>>>>
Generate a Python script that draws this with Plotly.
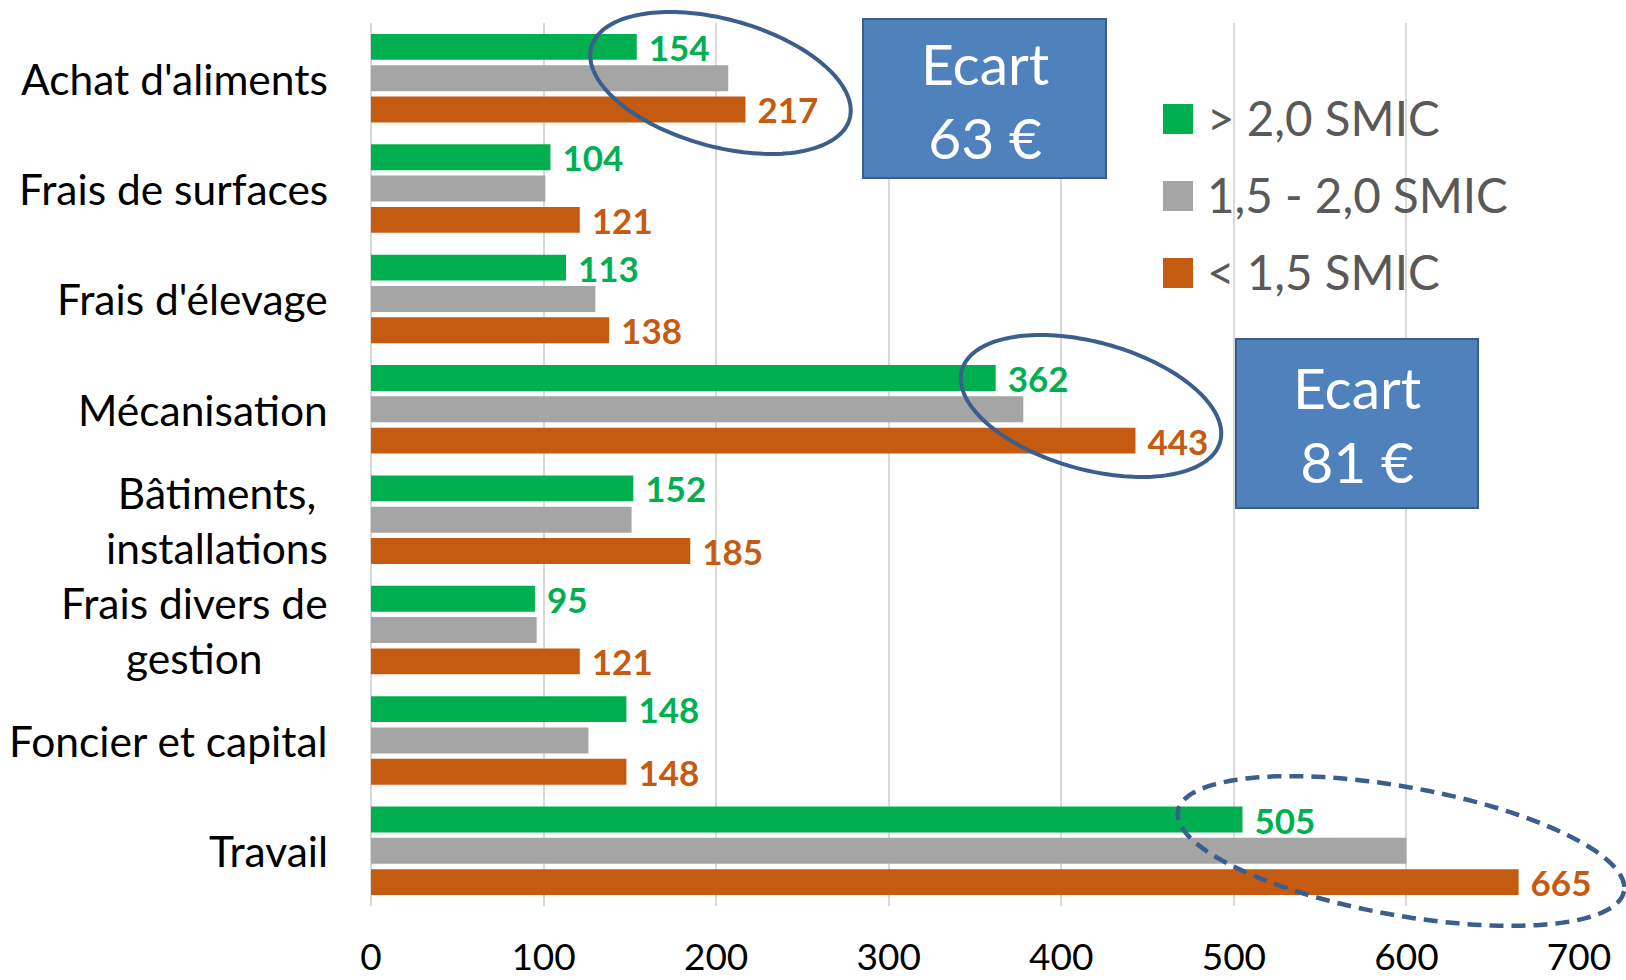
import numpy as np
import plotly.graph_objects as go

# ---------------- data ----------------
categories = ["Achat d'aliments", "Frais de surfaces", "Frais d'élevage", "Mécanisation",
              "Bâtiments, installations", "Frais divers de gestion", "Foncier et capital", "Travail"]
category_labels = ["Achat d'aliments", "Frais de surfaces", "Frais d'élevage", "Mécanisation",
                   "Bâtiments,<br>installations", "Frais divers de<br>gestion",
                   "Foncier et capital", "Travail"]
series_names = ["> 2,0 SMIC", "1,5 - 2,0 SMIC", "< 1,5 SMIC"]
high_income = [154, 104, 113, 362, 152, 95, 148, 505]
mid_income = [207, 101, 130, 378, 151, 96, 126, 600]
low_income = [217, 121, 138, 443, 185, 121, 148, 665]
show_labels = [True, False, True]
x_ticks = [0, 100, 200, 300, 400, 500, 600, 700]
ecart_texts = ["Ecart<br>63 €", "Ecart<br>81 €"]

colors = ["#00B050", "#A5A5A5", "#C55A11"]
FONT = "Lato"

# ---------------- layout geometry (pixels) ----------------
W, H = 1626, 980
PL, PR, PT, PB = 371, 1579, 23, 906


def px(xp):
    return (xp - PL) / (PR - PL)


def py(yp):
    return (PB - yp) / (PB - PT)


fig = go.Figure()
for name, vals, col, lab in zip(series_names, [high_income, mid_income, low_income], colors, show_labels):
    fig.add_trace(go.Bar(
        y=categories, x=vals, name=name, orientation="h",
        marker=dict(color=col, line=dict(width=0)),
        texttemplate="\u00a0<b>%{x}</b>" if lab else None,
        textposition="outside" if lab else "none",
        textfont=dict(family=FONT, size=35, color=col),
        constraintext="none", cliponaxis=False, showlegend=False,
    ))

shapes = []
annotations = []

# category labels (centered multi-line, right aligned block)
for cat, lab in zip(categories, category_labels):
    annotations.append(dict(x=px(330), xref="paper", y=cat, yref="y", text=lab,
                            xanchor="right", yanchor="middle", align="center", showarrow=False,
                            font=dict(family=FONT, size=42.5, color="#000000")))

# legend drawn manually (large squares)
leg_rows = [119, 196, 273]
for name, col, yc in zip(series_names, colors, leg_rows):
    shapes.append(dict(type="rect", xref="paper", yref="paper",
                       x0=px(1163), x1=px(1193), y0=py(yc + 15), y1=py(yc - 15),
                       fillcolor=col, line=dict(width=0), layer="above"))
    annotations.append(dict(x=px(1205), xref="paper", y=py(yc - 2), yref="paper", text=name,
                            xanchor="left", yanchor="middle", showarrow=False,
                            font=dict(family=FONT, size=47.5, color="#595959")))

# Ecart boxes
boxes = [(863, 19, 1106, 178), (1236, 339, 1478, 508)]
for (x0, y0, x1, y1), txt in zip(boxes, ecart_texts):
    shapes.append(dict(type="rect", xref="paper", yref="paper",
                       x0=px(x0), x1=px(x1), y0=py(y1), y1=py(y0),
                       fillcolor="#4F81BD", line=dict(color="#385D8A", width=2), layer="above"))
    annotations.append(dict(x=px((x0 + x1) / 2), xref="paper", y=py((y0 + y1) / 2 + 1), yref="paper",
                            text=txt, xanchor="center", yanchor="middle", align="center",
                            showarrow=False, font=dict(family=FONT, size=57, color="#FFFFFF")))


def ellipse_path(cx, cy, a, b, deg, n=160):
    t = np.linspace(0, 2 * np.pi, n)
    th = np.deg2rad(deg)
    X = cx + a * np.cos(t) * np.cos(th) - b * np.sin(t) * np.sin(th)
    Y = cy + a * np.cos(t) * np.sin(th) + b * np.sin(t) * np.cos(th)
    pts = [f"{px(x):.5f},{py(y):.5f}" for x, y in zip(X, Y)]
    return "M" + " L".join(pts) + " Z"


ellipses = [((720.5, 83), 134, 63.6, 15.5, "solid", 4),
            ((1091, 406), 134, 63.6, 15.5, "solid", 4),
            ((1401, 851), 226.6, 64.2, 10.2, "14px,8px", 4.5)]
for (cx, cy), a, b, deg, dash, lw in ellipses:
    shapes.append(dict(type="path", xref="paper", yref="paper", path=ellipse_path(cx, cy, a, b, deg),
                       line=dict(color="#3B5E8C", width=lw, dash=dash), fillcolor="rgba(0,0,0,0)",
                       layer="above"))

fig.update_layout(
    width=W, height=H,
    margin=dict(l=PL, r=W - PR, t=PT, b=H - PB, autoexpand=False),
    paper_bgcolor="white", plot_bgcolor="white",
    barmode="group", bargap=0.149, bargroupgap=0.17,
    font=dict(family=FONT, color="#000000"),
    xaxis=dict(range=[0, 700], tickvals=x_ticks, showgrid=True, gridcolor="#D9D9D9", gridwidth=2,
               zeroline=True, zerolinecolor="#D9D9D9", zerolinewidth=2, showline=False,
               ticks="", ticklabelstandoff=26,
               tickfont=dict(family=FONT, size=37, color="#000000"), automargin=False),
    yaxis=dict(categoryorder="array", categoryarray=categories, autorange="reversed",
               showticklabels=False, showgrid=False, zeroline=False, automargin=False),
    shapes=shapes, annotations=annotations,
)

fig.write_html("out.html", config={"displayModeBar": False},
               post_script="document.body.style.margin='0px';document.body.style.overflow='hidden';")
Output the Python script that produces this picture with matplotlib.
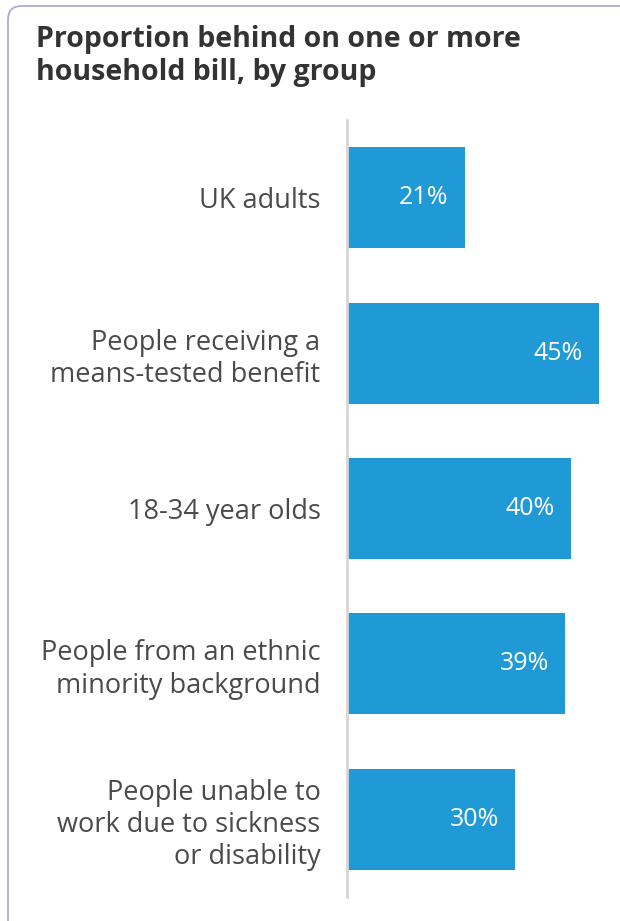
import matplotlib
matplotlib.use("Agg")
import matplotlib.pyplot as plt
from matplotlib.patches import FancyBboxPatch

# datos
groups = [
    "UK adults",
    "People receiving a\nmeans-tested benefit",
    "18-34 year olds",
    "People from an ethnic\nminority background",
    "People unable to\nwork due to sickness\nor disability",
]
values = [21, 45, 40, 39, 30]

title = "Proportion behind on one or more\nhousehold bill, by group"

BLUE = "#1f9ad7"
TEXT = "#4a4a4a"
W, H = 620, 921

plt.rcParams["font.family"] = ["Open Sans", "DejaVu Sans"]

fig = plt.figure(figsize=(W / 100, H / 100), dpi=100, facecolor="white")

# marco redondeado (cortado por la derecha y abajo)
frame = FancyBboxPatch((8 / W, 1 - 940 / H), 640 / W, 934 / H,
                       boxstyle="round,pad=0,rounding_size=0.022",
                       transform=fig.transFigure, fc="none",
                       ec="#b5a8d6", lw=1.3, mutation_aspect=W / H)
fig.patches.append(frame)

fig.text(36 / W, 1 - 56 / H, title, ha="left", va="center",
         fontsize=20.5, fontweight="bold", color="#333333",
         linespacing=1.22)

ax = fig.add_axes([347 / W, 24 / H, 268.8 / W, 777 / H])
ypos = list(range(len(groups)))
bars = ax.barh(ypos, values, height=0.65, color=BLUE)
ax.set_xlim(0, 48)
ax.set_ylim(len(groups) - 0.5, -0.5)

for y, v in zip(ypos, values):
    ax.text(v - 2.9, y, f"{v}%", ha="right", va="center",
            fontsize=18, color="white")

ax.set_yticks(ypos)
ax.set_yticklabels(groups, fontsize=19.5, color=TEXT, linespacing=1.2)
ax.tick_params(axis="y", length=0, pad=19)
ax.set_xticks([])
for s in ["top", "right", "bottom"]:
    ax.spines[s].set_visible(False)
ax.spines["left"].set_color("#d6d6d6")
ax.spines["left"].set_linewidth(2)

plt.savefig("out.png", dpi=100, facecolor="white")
<<<<
• **YOUR GOAL**: Nothing but the pictures may be dropped; output the records above exactly.

• **RESULT BELOW**:
Generate a Python script that draws this with Plotly.
import numpy as np
import plotly.graph_objects as go

# ---------------- data ----------------
categories = ["Achat d'aliments", "Frais de surfaces", "Frais d'élevage", "Mécanisation",
              "Bâtiments, installations", "Frais divers de gestion", "Foncier et capital", "Travail"]
category_labels = ["Achat d'aliments", "Frais de surfaces", "Frais d'élevage", "Mécanisation",
                   "Bâtiments,<br>installations", "Frais divers de<br>gestion",
                   "Foncier et capital", "Travail"]
series_names = ["> 2,0 SMIC", "1,5 - 2,0 SMIC", "< 1,5 SMIC"]
high_income = [154, 104, 113, 362, 152, 95, 148, 505]
mid_income = [207, 101, 130, 378, 151, 96, 126, 600]
low_income = [217, 121, 138, 443, 185, 121, 148, 665]
show_labels = [True, False, True]
x_ticks = [0, 100, 200, 300, 400, 500, 600, 700]
ecart_texts = ["Ecart<br>63 €", "Ecart<br>81 €"]

colors = ["#00B050", "#A5A5A5", "#C55A11"]
FONT = "Lato"

# ---------------- layout geometry (pixels) ----------------
W, H = 1626, 980
PL, PR, PT, PB = 371, 1579, 23, 906


def px(xp):
    return (xp - PL) / (PR - PL)


def py(yp):
    return (PB - yp) / (PB - PT)


fig = go.Figure()
for name, vals, col, lab in zip(series_names, [high_income, mid_income, low_income], colors, show_labels):
    fig.add_trace(go.Bar(
        y=categories, x=vals, name=name, orientation="h",
        marker=dict(color=col, line=dict(width=0)),
        texttemplate="\u00a0<b>%{x}</b>" if lab else None,
        textposition="outside" if lab else "none",
        textfont=dict(family=FONT, size=35, color=col),
        constraintext="none", cliponaxis=False, showlegend=False,
    ))

shapes = []
annotations = []

# category labels (centered multi-line, right aligned block)
for cat, lab in zip(categories, category_labels):
    annotations.append(dict(x=px(330), xref="paper", y=cat, yref="y", text=lab,
                            xanchor="right", yanchor="middle", align="center", showarrow=False,
                            font=dict(family=FONT, size=42.5, color="#000000")))

# legend drawn manually (large squares)
leg_rows = [119, 196, 273]
for name, col, yc in zip(series_names, colors, leg_rows):
    shapes.append(dict(type="rect", xref="paper", yref="paper",
                       x0=px(1163), x1=px(1193), y0=py(yc + 15), y1=py(yc - 15),
                       fillcolor=col, line=dict(width=0), layer="above"))
    annotations.append(dict(x=px(1205), xref="paper", y=py(yc - 2), yref="paper", text=name,
                            xanchor="left", yanchor="middle", showarrow=False,
                            font=dict(family=FONT, size=47.5, color="#595959")))

# Ecart boxes
boxes = [(863, 19, 1106, 178), (1236, 339, 1478, 508)]
for (x0, y0, x1, y1), txt in zip(boxes, ecart_texts):
    shapes.append(dict(type="rect", xref="paper", yref="paper",
                       x0=px(x0), x1=px(x1), y0=py(y1), y1=py(y0),
                       fillcolor="#4F81BD", line=dict(color="#385D8A", width=2), layer="above"))
    annotations.append(dict(x=px((x0 + x1) / 2), xref="paper", y=py((y0 + y1) / 2 + 1), yref="paper",
                            text=txt, xanchor="center", yanchor="middle", align="center",
                            showarrow=False, font=dict(family=FONT, size=57, color="#FFFFFF")))


def ellipse_path(cx, cy, a, b, deg, n=160):
    t = np.linspace(0, 2 * np.pi, n)
    th = np.deg2rad(deg)
    X = cx + a * np.cos(t) * np.cos(th) - b * np.sin(t) * np.sin(th)
    Y = cy + a * np.cos(t) * np.sin(th) + b * np.sin(t) * np.cos(th)
    pts = [f"{px(x):.5f},{py(y):.5f}" for x, y in zip(X, Y)]
    return "M" + " L".join(pts) + " Z"


ellipses = [((720.5, 83), 134, 63.6, 15.5, "solid", 4),
            ((1091, 406), 134, 63.6, 15.5, "solid", 4),
            ((1401, 851), 226.6, 64.2, 10.2, "14px,8px", 4.5)]
for (cx, cy), a, b, deg, dash, lw in ellipses:
    shapes.append(dict(type="path", xref="paper", yref="paper", path=ellipse_path(cx, cy, a, b, deg),
                       line=dict(color="#3B5E8C", width=lw, dash=dash), fillcolor="rgba(0,0,0,0)",
                       layer="above"))

fig.update_layout(
    width=W, height=H,
    margin=dict(l=PL, r=W - PR, t=PT, b=H - PB, autoexpand=False),
    paper_bgcolor="white", plot_bgcolor="white",
    barmode="group", bargap=0.149, bargroupgap=0.17,
    font=dict(family=FONT, color="#000000"),
    xaxis=dict(range=[0, 700], tickvals=x_ticks, showgrid=True, gridcolor="#D9D9D9", gridwidth=2,
               zeroline=True, zerolinecolor="#D9D9D9", zerolinewidth=2, showline=False,
               ticks="", ticklabelstandoff=26,
               tickfont=dict(family=FONT, size=37, color="#000000"), automargin=False),
    yaxis=dict(categoryorder="array", categoryarray=categories, autorange="reversed",
               showticklabels=False, showgrid=False, zeroline=False, automargin=False),
    shapes=shapes, annotations=annotations,
)

fig.write_html("out.html", config={"displayModeBar": False},
               post_script="document.body.style.margin='0px';document.body.style.overflow='hidden';")
Output the Python script that produces this picture with matplotlib.
import matplotlib
matplotlib.use("Agg")
import matplotlib.pyplot as plt
from matplotlib.patches import FancyBboxPatch

# datos
groups = [
    "UK adults",
    "People receiving a\nmeans-tested benefit",
    "18-34 year olds",
    "People from an ethnic\nminority background",
    "People unable to\nwork due to sickness\nor disability",
]
values = [21, 45, 40, 39, 30]

title = "Proportion behind on one or more\nhousehold bill, by group"

BLUE = "#1f9ad7"
TEXT = "#4a4a4a"
W, H = 620, 921

plt.rcParams["font.family"] = ["Open Sans", "DejaVu Sans"]

fig = plt.figure(figsize=(W / 100, H / 100), dpi=100, facecolor="white")

# marco redondeado (cortado por la derecha y abajo)
frame = FancyBboxPatch((8 / W, 1 - 940 / H), 640 / W, 934 / H,
                       boxstyle="round,pad=0,rounding_size=0.022",
                       transform=fig.transFigure, fc="none",
                       ec="#b5a8d6", lw=1.3, mutation_aspect=W / H)
fig.patches.append(frame)

fig.text(36 / W, 1 - 56 / H, title, ha="left", va="center",
         fontsize=20.5, fontweight="bold", color="#333333",
         linespacing=1.22)

ax = fig.add_axes([347 / W, 24 / H, 268.8 / W, 777 / H])
ypos = list(range(len(groups)))
bars = ax.barh(ypos, values, height=0.65, color=BLUE)
ax.set_xlim(0, 48)
ax.set_ylim(len(groups) - 0.5, -0.5)

for y, v in zip(ypos, values):
    ax.text(v - 2.9, y, f"{v}%", ha="right", va="center",
            fontsize=18, color="white")

ax.set_yticks(ypos)
ax.set_yticklabels(groups, fontsize=19.5, color=TEXT, linespacing=1.2)
ax.tick_params(axis="y", length=0, pad=19)
ax.set_xticks([])
for s in ["top", "right", "bottom"]:
    ax.spines[s].set_visible(False)
ax.spines["left"].set_color("#d6d6d6")
ax.spines["left"].set_linewidth(2)

plt.savefig("out.png", dpi=100, facecolor="white")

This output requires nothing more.